[Start INFORMATION SUPPLIED]
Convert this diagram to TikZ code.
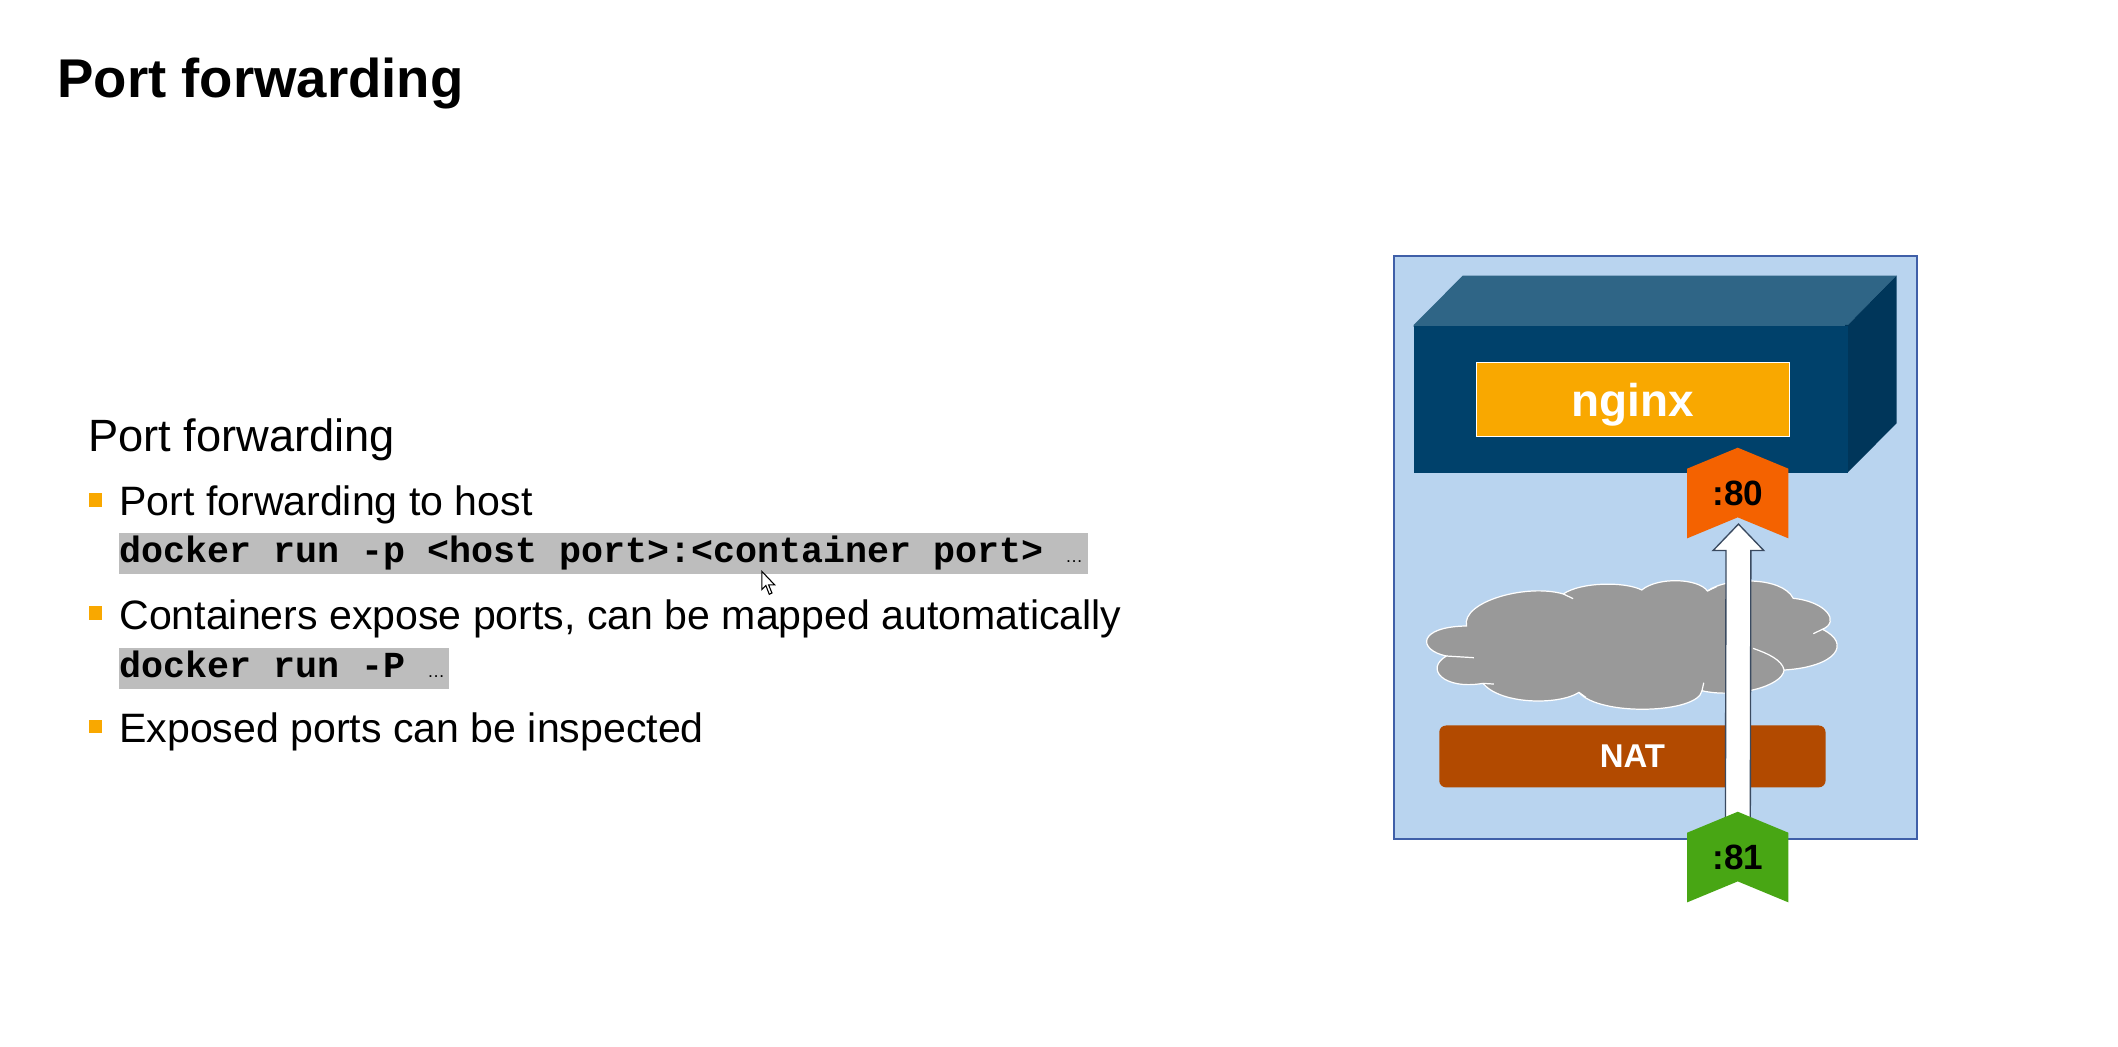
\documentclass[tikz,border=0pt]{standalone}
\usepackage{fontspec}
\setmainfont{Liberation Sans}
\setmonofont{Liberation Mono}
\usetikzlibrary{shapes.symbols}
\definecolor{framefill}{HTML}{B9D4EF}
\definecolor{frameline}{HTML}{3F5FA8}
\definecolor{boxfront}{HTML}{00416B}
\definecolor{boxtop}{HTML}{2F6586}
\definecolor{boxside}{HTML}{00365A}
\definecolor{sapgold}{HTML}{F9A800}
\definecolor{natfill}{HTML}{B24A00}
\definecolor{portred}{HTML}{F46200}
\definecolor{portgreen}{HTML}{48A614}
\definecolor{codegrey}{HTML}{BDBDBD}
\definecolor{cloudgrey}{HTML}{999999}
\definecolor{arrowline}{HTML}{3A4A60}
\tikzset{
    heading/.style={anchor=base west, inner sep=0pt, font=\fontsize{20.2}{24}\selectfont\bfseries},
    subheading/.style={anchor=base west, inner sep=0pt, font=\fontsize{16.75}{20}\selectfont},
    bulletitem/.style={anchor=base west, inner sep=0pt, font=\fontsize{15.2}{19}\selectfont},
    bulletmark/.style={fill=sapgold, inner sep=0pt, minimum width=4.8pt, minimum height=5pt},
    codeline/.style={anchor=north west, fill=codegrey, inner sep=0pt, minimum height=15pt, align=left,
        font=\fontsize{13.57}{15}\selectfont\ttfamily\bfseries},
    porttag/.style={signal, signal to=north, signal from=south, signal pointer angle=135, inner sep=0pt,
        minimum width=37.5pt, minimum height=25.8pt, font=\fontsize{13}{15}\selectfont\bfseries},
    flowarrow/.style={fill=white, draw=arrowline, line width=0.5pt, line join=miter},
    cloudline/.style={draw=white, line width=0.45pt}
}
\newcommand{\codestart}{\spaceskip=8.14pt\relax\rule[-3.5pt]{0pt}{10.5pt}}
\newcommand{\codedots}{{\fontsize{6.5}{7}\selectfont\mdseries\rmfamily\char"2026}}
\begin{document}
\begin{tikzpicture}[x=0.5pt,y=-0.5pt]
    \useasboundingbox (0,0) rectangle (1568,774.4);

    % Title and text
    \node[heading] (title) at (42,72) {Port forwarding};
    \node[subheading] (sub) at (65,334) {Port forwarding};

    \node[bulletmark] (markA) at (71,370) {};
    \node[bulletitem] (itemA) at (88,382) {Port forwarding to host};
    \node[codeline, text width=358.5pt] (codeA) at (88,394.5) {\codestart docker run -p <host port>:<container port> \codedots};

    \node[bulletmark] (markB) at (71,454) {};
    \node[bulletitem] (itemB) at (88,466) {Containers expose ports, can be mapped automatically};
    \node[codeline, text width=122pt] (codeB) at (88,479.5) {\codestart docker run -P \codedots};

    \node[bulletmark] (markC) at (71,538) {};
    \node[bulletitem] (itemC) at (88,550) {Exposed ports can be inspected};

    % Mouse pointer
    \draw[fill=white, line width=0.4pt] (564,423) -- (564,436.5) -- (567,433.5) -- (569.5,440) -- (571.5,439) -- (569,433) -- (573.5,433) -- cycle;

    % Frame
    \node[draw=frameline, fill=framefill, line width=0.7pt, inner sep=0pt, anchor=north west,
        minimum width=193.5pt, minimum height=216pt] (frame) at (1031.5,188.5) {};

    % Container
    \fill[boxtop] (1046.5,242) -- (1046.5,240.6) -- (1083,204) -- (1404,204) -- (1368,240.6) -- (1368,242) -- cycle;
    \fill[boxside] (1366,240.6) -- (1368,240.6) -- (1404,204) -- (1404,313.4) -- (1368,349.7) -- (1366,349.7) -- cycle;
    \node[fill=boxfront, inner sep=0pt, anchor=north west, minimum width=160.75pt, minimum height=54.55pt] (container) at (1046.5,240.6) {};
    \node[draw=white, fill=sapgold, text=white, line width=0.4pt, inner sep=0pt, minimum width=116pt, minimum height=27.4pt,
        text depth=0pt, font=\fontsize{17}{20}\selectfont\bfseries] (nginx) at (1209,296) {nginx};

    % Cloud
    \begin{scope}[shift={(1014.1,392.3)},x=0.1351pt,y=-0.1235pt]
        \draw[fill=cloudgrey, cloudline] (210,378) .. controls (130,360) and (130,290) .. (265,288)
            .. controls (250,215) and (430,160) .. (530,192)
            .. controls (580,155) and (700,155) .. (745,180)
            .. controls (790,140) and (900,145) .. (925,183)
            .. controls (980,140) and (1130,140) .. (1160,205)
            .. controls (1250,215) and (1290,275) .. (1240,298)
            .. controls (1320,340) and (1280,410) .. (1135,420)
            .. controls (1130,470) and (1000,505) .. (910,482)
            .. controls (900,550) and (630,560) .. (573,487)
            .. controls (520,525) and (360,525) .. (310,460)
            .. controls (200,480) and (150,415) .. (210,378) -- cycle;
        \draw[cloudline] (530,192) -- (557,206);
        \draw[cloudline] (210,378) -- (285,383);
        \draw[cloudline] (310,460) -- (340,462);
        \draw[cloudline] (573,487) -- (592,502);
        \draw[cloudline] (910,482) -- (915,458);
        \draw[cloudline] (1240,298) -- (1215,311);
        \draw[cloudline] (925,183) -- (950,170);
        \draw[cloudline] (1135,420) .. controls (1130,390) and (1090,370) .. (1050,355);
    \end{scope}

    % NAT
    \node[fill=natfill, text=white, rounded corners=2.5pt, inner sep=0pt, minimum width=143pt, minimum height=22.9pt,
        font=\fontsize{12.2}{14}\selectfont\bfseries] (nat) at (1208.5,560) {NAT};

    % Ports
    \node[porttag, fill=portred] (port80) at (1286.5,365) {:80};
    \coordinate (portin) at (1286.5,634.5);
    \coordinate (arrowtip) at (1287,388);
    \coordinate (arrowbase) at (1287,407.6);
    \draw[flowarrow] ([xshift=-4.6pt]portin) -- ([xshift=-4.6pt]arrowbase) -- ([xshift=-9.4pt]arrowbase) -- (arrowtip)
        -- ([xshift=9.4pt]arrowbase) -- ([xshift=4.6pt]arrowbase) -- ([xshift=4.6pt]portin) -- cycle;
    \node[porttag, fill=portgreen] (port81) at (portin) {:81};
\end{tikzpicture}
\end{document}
[End INFORMATION SUPPLIED]
Leave out the pictures and restate everything else word for word.

THE ANSWER:
Convert this diagram to TikZ code.
\documentclass[tikz,border=0pt]{standalone}
\usepackage{fontspec}
\setmainfont{Liberation Sans}
\setmonofont{Liberation Mono}
\usetikzlibrary{shapes.symbols}
\definecolor{framefill}{HTML}{B9D4EF}
\definecolor{frameline}{HTML}{3F5FA8}
\definecolor{boxfront}{HTML}{00416B}
\definecolor{boxtop}{HTML}{2F6586}
\definecolor{boxside}{HTML}{00365A}
\definecolor{sapgold}{HTML}{F9A800}
\definecolor{natfill}{HTML}{B24A00}
\definecolor{portred}{HTML}{F46200}
\definecolor{portgreen}{HTML}{48A614}
\definecolor{codegrey}{HTML}{BDBDBD}
\definecolor{cloudgrey}{HTML}{999999}
\definecolor{arrowline}{HTML}{3A4A60}
\tikzset{
    heading/.style={anchor=base west, inner sep=0pt, font=\fontsize{20.2}{24}\selectfont\bfseries},
    subheading/.style={anchor=base west, inner sep=0pt, font=\fontsize{16.75}{20}\selectfont},
    bulletitem/.style={anchor=base west, inner sep=0pt, font=\fontsize{15.2}{19}\selectfont},
    bulletmark/.style={fill=sapgold, inner sep=0pt, minimum width=4.8pt, minimum height=5pt},
    codeline/.style={anchor=north west, fill=codegrey, inner sep=0pt, minimum height=15pt, align=left,
        font=\fontsize{13.57}{15}\selectfont\ttfamily\bfseries},
    porttag/.style={signal, signal to=north, signal from=south, signal pointer angle=135, inner sep=0pt,
        minimum width=37.5pt, minimum height=25.8pt, font=\fontsize{13}{15}\selectfont\bfseries},
    flowarrow/.style={fill=white, draw=arrowline, line width=0.5pt, line join=miter},
    cloudline/.style={draw=white, line width=0.45pt}
}
\newcommand{\codestart}{\spaceskip=8.14pt\relax\rule[-3.5pt]{0pt}{10.5pt}}
\newcommand{\codedots}{{\fontsize{6.5}{7}\selectfont\mdseries\rmfamily\char"2026}}
\begin{document}
\begin{tikzpicture}[x=0.5pt,y=-0.5pt]
    \useasboundingbox (0,0) rectangle (1568,774.4);

    % Title and text
    \node[heading] (title) at (42,72) {Port forwarding};
    \node[subheading] (sub) at (65,334) {Port forwarding};

    \node[bulletmark] (markA) at (71,370) {};
    \node[bulletitem] (itemA) at (88,382) {Port forwarding to host};
    \node[codeline, text width=358.5pt] (codeA) at (88,394.5) {\codestart docker run -p <host port>:<container port> \codedots};

    \node[bulletmark] (markB) at (71,454) {};
    \node[bulletitem] (itemB) at (88,466) {Containers expose ports, can be mapped automatically};
    \node[codeline, text width=122pt] (codeB) at (88,479.5) {\codestart docker run -P \codedots};

    \node[bulletmark] (markC) at (71,538) {};
    \node[bulletitem] (itemC) at (88,550) {Exposed ports can be inspected};

    % Mouse pointer
    \draw[fill=white, line width=0.4pt] (564,423) -- (564,436.5) -- (567,433.5) -- (569.5,440) -- (571.5,439) -- (569,433) -- (573.5,433) -- cycle;

    % Frame
    \node[draw=frameline, fill=framefill, line width=0.7pt, inner sep=0pt, anchor=north west,
        minimum width=193.5pt, minimum height=216pt] (frame) at (1031.5,188.5) {};

    % Container
    \fill[boxtop] (1046.5,242) -- (1046.5,240.6) -- (1083,204) -- (1404,204) -- (1368,240.6) -- (1368,242) -- cycle;
    \fill[boxside] (1366,240.6) -- (1368,240.6) -- (1404,204) -- (1404,313.4) -- (1368,349.7) -- (1366,349.7) -- cycle;
    \node[fill=boxfront, inner sep=0pt, anchor=north west, minimum width=160.75pt, minimum height=54.55pt] (container) at (1046.5,240.6) {};
    \node[draw=white, fill=sapgold, text=white, line width=0.4pt, inner sep=0pt, minimum width=116pt, minimum height=27.4pt,
        text depth=0pt, font=\fontsize{17}{20}\selectfont\bfseries] (nginx) at (1209,296) {nginx};

    % Cloud
    \begin{scope}[shift={(1014.1,392.3)},x=0.1351pt,y=-0.1235pt]
        \draw[fill=cloudgrey, cloudline] (210,378) .. controls (130,360) and (130,290) .. (265,288)
            .. controls (250,215) and (430,160) .. (530,192)
            .. controls (580,155) and (700,155) .. (745,180)
            .. controls (790,140) and (900,145) .. (925,183)
            .. controls (980,140) and (1130,140) .. (1160,205)
            .. controls (1250,215) and (1290,275) .. (1240,298)
            .. controls (1320,340) and (1280,410) .. (1135,420)
            .. controls (1130,470) and (1000,505) .. (910,482)
            .. controls (900,550) and (630,560) .. (573,487)
            .. controls (520,525) and (360,525) .. (310,460)
            .. controls (200,480) and (150,415) .. (210,378) -- cycle;
        \draw[cloudline] (530,192) -- (557,206);
        \draw[cloudline] (210,378) -- (285,383);
        \draw[cloudline] (310,460) -- (340,462);
        \draw[cloudline] (573,487) -- (592,502);
        \draw[cloudline] (910,482) -- (915,458);
        \draw[cloudline] (1240,298) -- (1215,311);
        \draw[cloudline] (925,183) -- (950,170);
        \draw[cloudline] (1135,420) .. controls (1130,390) and (1090,370) .. (1050,355);
    \end{scope}

    % NAT
    \node[fill=natfill, text=white, rounded corners=2.5pt, inner sep=0pt, minimum width=143pt, minimum height=22.9pt,
        font=\fontsize{12.2}{14}\selectfont\bfseries] (nat) at (1208.5,560) {NAT};

    % Ports
    \node[porttag, fill=portred] (port80) at (1286.5,365) {:80};
    \coordinate (portin) at (1286.5,634.5);
    \coordinate (arrowtip) at (1287,388);
    \coordinate (arrowbase) at (1287,407.6);
    \draw[flowarrow] ([xshift=-4.6pt]portin) -- ([xshift=-4.6pt]arrowbase) -- ([xshift=-9.4pt]arrowbase) -- (arrowtip)
        -- ([xshift=9.4pt]arrowbase) -- ([xshift=4.6pt]arrowbase) -- ([xshift=4.6pt]portin) -- cycle;
    \node[porttag, fill=portgreen] (port81) at (portin) {:81};
\end{tikzpicture}
\end{document}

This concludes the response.